§ **REQUEST**
Copy each line below that includes "drawn".

########################################

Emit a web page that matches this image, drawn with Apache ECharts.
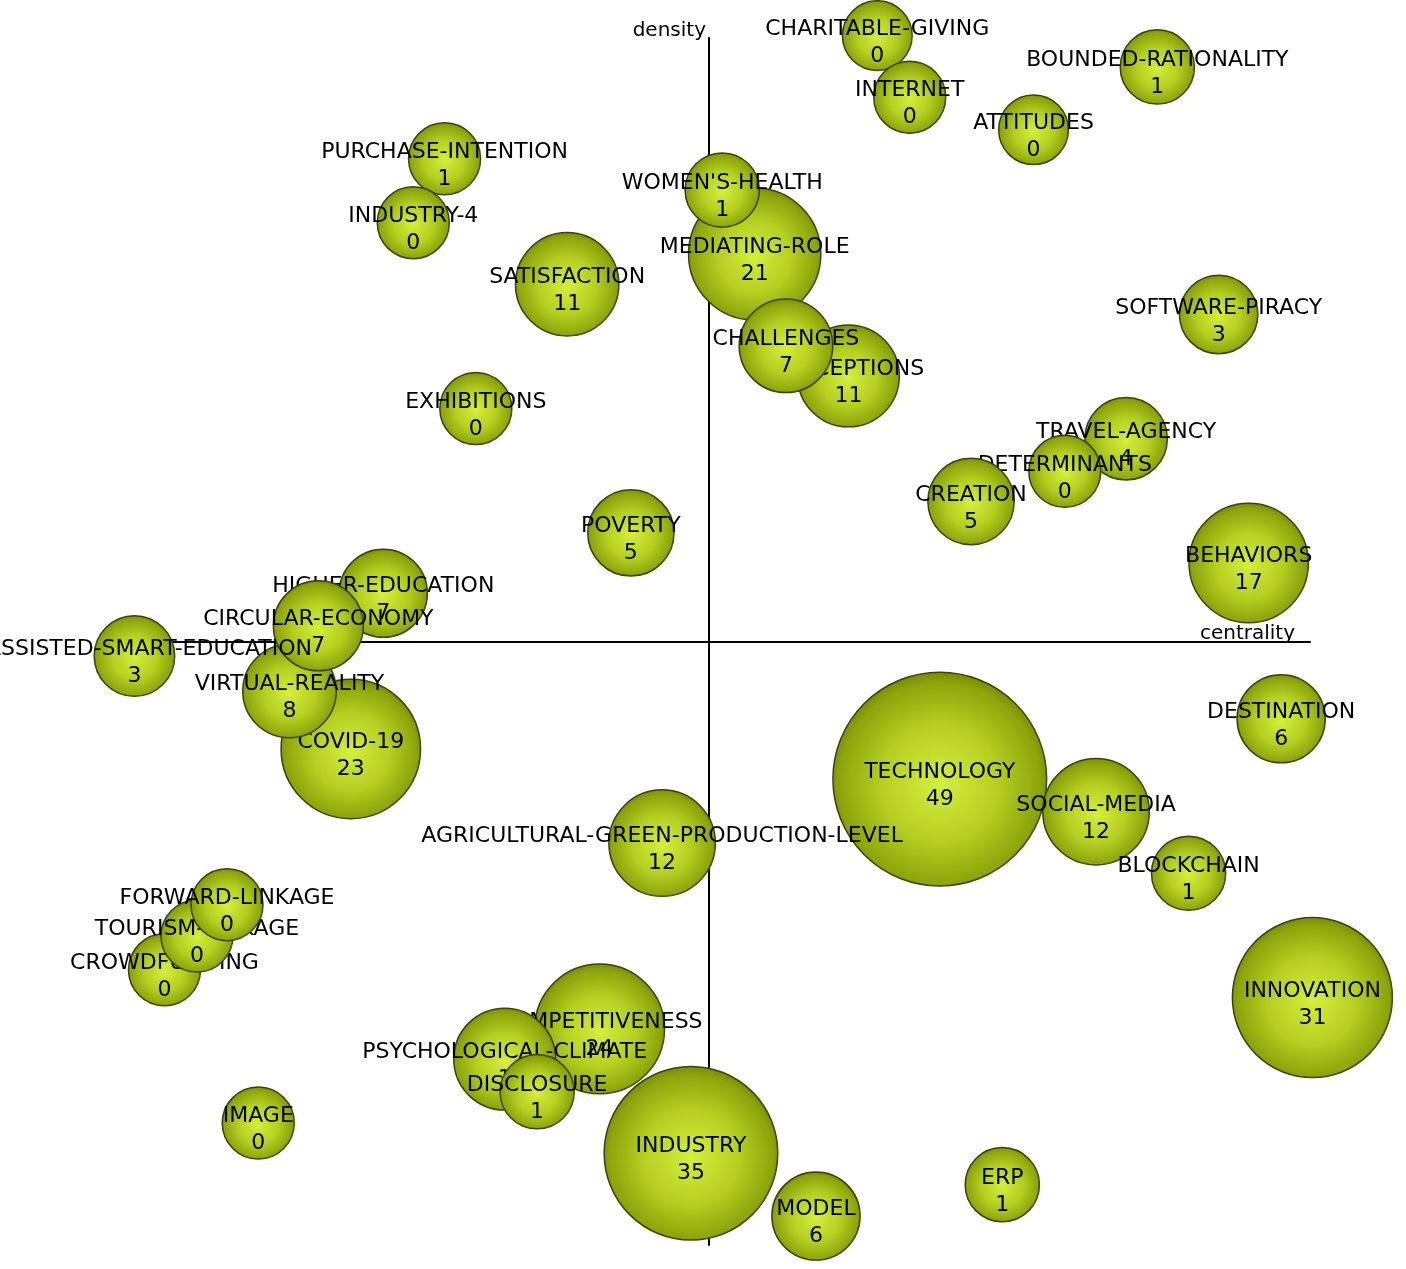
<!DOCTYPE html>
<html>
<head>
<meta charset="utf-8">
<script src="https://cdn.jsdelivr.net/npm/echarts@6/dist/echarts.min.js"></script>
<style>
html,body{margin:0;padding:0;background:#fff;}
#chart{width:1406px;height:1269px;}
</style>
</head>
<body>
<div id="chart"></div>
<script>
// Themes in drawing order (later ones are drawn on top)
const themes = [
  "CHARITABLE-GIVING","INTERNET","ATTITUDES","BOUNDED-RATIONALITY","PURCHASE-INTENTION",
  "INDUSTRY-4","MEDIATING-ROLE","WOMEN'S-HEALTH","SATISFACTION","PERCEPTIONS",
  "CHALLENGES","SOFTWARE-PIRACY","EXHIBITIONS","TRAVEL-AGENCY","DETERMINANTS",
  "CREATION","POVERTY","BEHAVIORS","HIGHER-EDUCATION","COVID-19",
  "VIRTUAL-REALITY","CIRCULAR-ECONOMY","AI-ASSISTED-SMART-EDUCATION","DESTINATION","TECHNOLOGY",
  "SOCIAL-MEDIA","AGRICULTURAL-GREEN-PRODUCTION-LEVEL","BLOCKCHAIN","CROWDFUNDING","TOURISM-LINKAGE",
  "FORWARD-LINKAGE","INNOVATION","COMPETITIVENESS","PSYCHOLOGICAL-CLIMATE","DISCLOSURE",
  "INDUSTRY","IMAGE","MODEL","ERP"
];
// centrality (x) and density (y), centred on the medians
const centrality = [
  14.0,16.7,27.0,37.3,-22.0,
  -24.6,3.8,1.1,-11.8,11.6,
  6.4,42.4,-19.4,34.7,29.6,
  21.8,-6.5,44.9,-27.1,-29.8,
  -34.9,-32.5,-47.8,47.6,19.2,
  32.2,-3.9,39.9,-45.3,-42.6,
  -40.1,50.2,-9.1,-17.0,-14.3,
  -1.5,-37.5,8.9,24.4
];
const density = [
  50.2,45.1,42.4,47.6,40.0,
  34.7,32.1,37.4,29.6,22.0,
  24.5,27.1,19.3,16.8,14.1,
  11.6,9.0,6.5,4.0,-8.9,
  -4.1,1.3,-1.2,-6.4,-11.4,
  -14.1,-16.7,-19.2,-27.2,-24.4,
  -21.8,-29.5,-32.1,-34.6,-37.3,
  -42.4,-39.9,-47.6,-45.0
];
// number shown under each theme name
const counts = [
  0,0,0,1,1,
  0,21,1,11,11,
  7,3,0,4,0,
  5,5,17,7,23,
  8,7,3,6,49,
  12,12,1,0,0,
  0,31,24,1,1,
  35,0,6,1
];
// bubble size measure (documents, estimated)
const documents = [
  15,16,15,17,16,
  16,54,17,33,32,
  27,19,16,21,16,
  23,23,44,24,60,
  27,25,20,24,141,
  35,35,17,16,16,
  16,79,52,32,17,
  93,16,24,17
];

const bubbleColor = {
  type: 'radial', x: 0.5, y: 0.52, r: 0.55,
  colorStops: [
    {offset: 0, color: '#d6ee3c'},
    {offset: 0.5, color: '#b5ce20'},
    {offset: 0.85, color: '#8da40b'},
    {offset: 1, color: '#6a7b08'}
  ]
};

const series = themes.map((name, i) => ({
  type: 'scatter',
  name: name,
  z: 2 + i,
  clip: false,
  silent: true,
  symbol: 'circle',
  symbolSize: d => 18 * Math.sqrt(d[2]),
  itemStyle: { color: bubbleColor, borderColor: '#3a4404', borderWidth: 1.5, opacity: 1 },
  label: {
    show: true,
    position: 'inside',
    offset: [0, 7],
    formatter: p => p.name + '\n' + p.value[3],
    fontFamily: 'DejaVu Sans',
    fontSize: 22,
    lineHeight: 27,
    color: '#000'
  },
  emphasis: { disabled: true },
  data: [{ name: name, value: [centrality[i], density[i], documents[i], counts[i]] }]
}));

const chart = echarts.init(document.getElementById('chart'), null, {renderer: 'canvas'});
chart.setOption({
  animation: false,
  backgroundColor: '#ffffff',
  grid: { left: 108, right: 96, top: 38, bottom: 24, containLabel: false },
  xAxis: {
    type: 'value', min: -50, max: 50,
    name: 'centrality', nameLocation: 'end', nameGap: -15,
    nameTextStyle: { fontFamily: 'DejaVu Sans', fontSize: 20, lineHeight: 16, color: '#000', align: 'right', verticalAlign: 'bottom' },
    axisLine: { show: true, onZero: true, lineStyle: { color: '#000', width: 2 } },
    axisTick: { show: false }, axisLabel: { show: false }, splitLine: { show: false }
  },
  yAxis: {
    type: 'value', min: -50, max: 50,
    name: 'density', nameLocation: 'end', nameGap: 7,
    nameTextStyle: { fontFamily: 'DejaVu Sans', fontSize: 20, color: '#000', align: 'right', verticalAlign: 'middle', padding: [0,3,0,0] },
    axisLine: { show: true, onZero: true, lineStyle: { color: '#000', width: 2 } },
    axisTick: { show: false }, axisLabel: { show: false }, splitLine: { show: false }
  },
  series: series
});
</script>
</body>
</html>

########################################

§ **ANSWER BELOW**
Emit a web page that matches this image, drawn with Apache ECharts.
// Themes in drawing order (later ones are drawn on top)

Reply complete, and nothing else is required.